TASK —
Set down, word for word, only the lines from the start of the records through the line bearing "c_inf = '#94303a'"; include no pictures.

— Begin DATA RECORDS —

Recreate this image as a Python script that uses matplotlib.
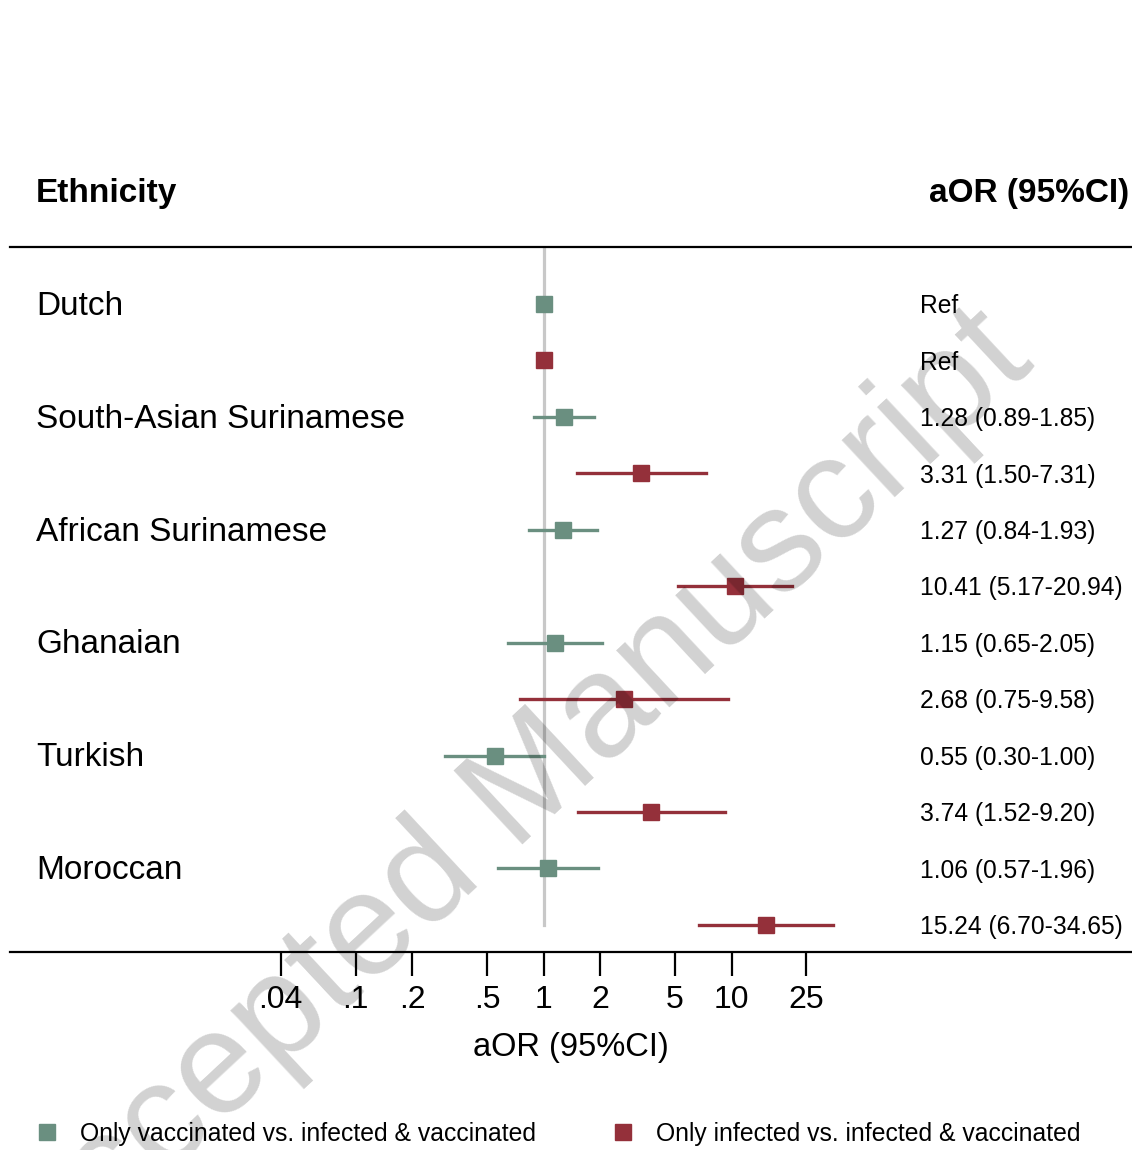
import matplotlib.pyplot as plt
from matplotlib.lines import Line2D
from matplotlib import transforms

plt.rcParams['font.family'] = ['Liberation Sans', 'DejaVu Sans']

# data
ethnicity = ['Dutch', 'South-Asian Surinamese', 'African Surinamese', 'Ghanaian', 'Turkish', 'Moroccan']
vacc_or = [1.0, 1.28, 1.27, 1.15, 0.55, 1.06]
vacc_lo = [1.0, 0.89, 0.84, 0.65, 0.30, 0.57]
vacc_hi = [1.0, 1.85, 1.93, 2.05, 1.00, 1.96]
inf_or = [1.0, 3.31, 10.41, 2.68, 3.74, 15.24]
inf_lo = [1.0, 1.50, 5.17, 0.75, 1.52, 6.70]
inf_hi = [1.0, 7.31, 20.94, 9.58, 9.20, 34.65]
vacc_txt = ['Ref', '1.28 (0.89-1.85)', '1.27 (0.84-1.93)', '1.15 (0.65-2.05)', '0.55 (0.30-1.00)', '1.06 (0.57-1.96)']
inf_txt = ['Ref', '3.31 (1.50-7.31)', '10.41 (5.17-20.94)', '2.68 (0.75-9.58)', '3.74 (1.52-9.20)', '15.24 (6.70-34.65)']
ticks = [0.04, 0.1, 0.2, 0.5, 1, 2, 5, 10, 25]
tick_labels = ['.04', '.1', '.2', '.5', '1', '2', '5', '10', '25']
legend_labels = ['Only vaccinated vs. infected & vaccinated', 'Only infected vs. infected & vaccinated']

c_vacc = '#6a8f80'
c_inf = '#94303a'

fig = plt.figure(figsize=(11.32, 11.5), dpi=100)
ax = fig.add_axes([10 / 1132, 1 - 952 / 1150, 1122 / 1132, 705 / 1150])
ax.set_xscale('log')
ax.set_xlim(10 ** -2.838, 10 ** 3.130)
ax.set_ylim(11.48, -1.01)

# reference line at 1
ax.plot([1, 1], [-1.01, 11], color='#c8c8c8', lw=2.3, zorder=1)

for i in range(len(ethnicity)):
    yv = 2 * i
    yi = 2 * i + 1
    ax.plot([vacc_lo[i], vacc_hi[i]], [yv, yv], color=c_vacc, lw=2.4, zorder=2)
    ax.plot(vacc_or[i], yv, 's', color=c_vacc, ms=12, zorder=3)
    ax.plot([inf_lo[i], inf_hi[i]], [yi, yi], color=c_inf, lw=2.4, zorder=2)
    ax.plot(inf_or[i], yi, 's', color=c_inf, ms=12, zorder=3)

trans = transforms.blended_transform_factory(ax.transAxes, ax.transData)
for i, name in enumerate(ethnicity):
    ax.text(0.0232, 2 * i + 0.04, name, transform=trans, fontsize=24, va='center', ha='left')
    ax.text(0.811, 2 * i + 0.04, vacc_txt[i], transform=trans, fontsize=17.7, va='center', ha='left')
    ax.text(0.811, 2 * i + 1.04, inf_txt[i], transform=trans, fontsize=17.7, va='center', ha='left')

ax.text(0.0232, -1.95, 'Ethnicity', transform=trans, fontsize=24, fontweight='bold',
        va='center', ha='left', clip_on=False)
ax.text(0.997, -1.95, 'aOR (95%CI)', transform=trans, fontsize=24, fontweight='bold',
        va='center', ha='right', clip_on=False)

ax.set_xticks(ticks)
ax.set_xticklabels(tick_labels)
ax.xaxis.set_minor_locator(plt.NullLocator())
ax.tick_params(axis='x', length=17, width=1.6, labelsize=23, pad=7)
ax.set_yticks([])
ax.set_xlabel('aOR (95%CI)', fontsize=23.5, labelpad=12)
for s in ['left', 'right']:
    ax.spines[s].set_visible(False)
for s in ['top', 'bottom']:
    ax.spines[s].set_linewidth(1.6)

handles = [Line2D([], [], marker='s', color=c_vacc, ls='none', ms=11),
           Line2D([], [], marker='s', color=c_inf, ls='none', ms=11)]
fig.legend(handles, legend_labels, loc='center left', bbox_to_anchor=(37 / 1132, 1 - 1134 / 1150),
           ncol=2, frameon=False, fontsize=17.8, handlelength=0.8, handletextpad=0.95,
           columnspacing=3.1, borderpad=0, borderaxespad=0)

# watermark
fig.text(0.4523, 0.3026, 'Accepted Manuscript', rotation=43, rotation_mode='anchor',
         ha='center', va='center', fontsize=105, color='black', alpha=0.18, zorder=10)

fig.savefig('out.png', dpi=100)
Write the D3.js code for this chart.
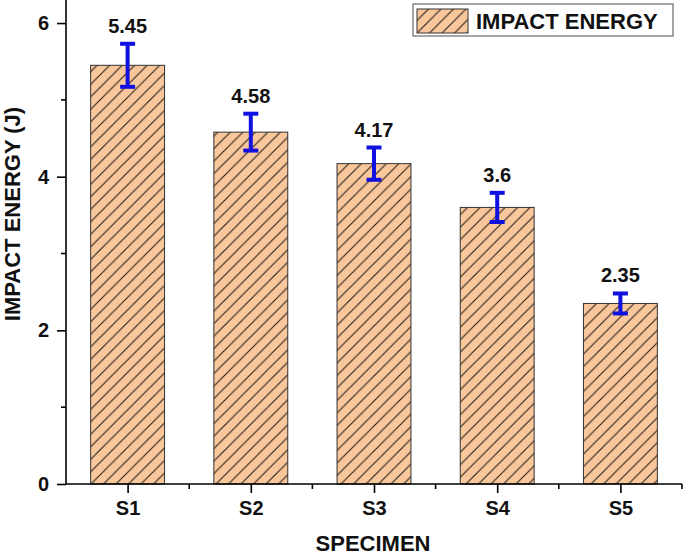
<!DOCTYPE html>
<html><head><meta charset="utf-8">
<script src="https://cdn.jsdelivr.net/npm/d3@7"></script>
<style>body{margin:0;background:#fff}svg{display:block}text{font-family:"Liberation Sans",Arial,sans-serif;font-weight:bold}</style>
</head><body><svg id="c" width="685" height="557"></svg>
<script>
const categories = ["S1","S2","S3","S4","S5"];
const values = [5.45, 4.58, 4.17, 3.6, 2.35];
const errors = [0.28, 0.24, 0.21, 0.19, 0.13];
const yTicks = [0, 2, 4, 6];
const yMinorTicks = [1, 3, 5];
const legendLabel = "IMPACT ENERGY";

const svg = d3.select("#c");
const x = d3.scaleLinear().domain([0.5, 5.5]).range([66, 682]);
const y = d3.scaleLinear().domain([0, 6.3]).range([484, 0]);
const barW = (x(1.6) - x(1));

const defs = svg.append("defs");
const pat = defs.append("pattern").attr("id","hatch").attr("patternUnits","userSpaceOnUse")
  .attr("width",12.5).attr("height",12.5);
pat.append("rect").attr("width",12.5).attr("height",12.5).attr("fill","#f8c79b");
pat.append("path").attr("d","M-1,13.5 L13.5,-1 M-4,4 L4,-4 M8.5,16.5 L16.5,8.5")
  .attr("stroke","#2a1f18").attr("stroke-width",1.1);

// bars
svg.selectAll("rect.bar").data(values).enter().append("rect").attr("class","bar")
  .attr("x",(d,i)=>x(i+1)-barW/2).attr("width",barW)
  .attr("y",d=>y(d)).attr("height",d=>y(0)-y(d))
  .attr("fill","url(#hatch)").attr("stroke","#333").attr("stroke-width",1);

// error bars
const eb = svg.selectAll("g.err").data(values).enter().append("g").attr("class","err");
eb.append("line").attr("x1",(d,i)=>x(i+1)).attr("x2",(d,i)=>x(i+1))
  .attr("y1",(d,i)=>y(d+errors[i])).attr("y2",(d,i)=>y(d-errors[i]))
  .attr("stroke","#1010e0").attr("stroke-width",4);
[1,-1].forEach(s=>{
  eb.append("line").attr("x1",(d,i)=>x(i+1)-7.5).attr("x2",(d,i)=>x(i+1)+7.5)
    .attr("y1",(d,i)=>y(d+s*errors[i])).attr("y2",(d,i)=>y(d+s*errors[i]))
    .attr("stroke","#1010e0").attr("stroke-width",4);
});
// value labels
svg.selectAll("text.val").data(values).enter().append("text").attr("class","val")
  .attr("x",(d,i)=>x(i+1)).attr("y",(d,i)=>y(d+errors[i])-11)
  .attr("text-anchor","middle").attr("font-size",20).attr("fill","#111")
  .text(d=>String(d));

// y axis
const yAxis = svg.append("g").attr("transform","translate(66,0)")
  .call(d3.axisLeft(y).tickValues(yTicks).tickSize(9).tickPadding(8).tickFormat(d3.format("d")));
yAxis.select(".domain").attr("d","M0,0V484").attr("stroke","#000").attr("stroke-width",1.6);
yAxis.selectAll(".tick line").attr("stroke-width",1.6);
yAxis.selectAll("text").attr("font-size",20).attr("fill","#111");
svg.append("g").attr("transform","translate(66,0)").selectAll("line").data(yMinorTicks).enter().append("line")
  .attr("x1",-5).attr("x2",0).attr("y1",d=>y(d)).attr("y2",d=>y(d)).attr("stroke","#000").attr("stroke-width",1.6);

// x axis
const xAxis = svg.append("g").attr("transform","translate(0,484)")
  .call(d3.axisBottom(x).tickValues(d3.range(1,categories.length+1)).tickSize(9).tickPadding(8)
    .tickFormat(d=>categories[d-1]));
xAxis.select(".domain").attr("d","M66,0H682").attr("stroke","#000").attr("stroke-width",1.6);
xAxis.selectAll(".tick line").attr("stroke-width",1.6);
xAxis.selectAll("text").attr("font-size",20).attr("fill","#111");
svg.append("g").attr("transform","translate(0,484)").selectAll("line")
  .data(d3.range(1.5, categories.length+0.6, 1)).enter().append("line")
  .attr("x1",d=>x(d)).attr("x2",d=>x(d)).attr("y1",0).attr("y2",5).attr("stroke","#000").attr("stroke-width",1.6);

// titles
svg.append("text").attr("x",373).attr("y",551).attr("text-anchor","middle").attr("font-size",22).attr("fill","#111").text("SPECIMEN");
svg.append("text").attr("transform","translate(20,214) rotate(-90)").attr("text-anchor","middle").attr("font-size",22).attr("fill","#111").text("IMPACT ENERGY (J)");

// legend
const lg = svg.append("g");
lg.append("rect").attr("x",413).attr("y",4).attr("width",260).attr("height",32).attr("fill","#fff").attr("stroke","#888").attr("stroke-width",1.5);
lg.append("rect").attr("x",417).attr("y",9).attr("width",51).attr("height",24).attr("fill","url(#hatch)").attr("stroke","#333").attr("stroke-width",1);
lg.append("text").attr("x",476).attr("y",28.5).attr("font-size",22).attr("fill","#111").text(legendLabel);
</script></body></html>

— End DATA RECORDS —

THE RESPONSE —
Recreate this image as a Python script that uses matplotlib.
import matplotlib.pyplot as plt
from matplotlib.lines import Line2D
from matplotlib import transforms

plt.rcParams['font.family'] = ['Liberation Sans', 'DejaVu Sans']

# data
ethnicity = ['Dutch', 'South-Asian Surinamese', 'African Surinamese', 'Ghanaian', 'Turkish', 'Moroccan']
vacc_or = [1.0, 1.28, 1.27, 1.15, 0.55, 1.06]
vacc_lo = [1.0, 0.89, 0.84, 0.65, 0.30, 0.57]
vacc_hi = [1.0, 1.85, 1.93, 2.05, 1.00, 1.96]
inf_or = [1.0, 3.31, 10.41, 2.68, 3.74, 15.24]
inf_lo = [1.0, 1.50, 5.17, 0.75, 1.52, 6.70]
inf_hi = [1.0, 7.31, 20.94, 9.58, 9.20, 34.65]
vacc_txt = ['Ref', '1.28 (0.89-1.85)', '1.27 (0.84-1.93)', '1.15 (0.65-2.05)', '0.55 (0.30-1.00)', '1.06 (0.57-1.96)']
inf_txt = ['Ref', '3.31 (1.50-7.31)', '10.41 (5.17-20.94)', '2.68 (0.75-9.58)', '3.74 (1.52-9.20)', '15.24 (6.70-34.65)']
ticks = [0.04, 0.1, 0.2, 0.5, 1, 2, 5, 10, 25]
tick_labels = ['.04', '.1', '.2', '.5', '1', '2', '5', '10', '25']
legend_labels = ['Only vaccinated vs. infected & vaccinated', 'Only infected vs. infected & vaccinated']

c_vacc = '#6a8f80'
c_inf = '#94303a'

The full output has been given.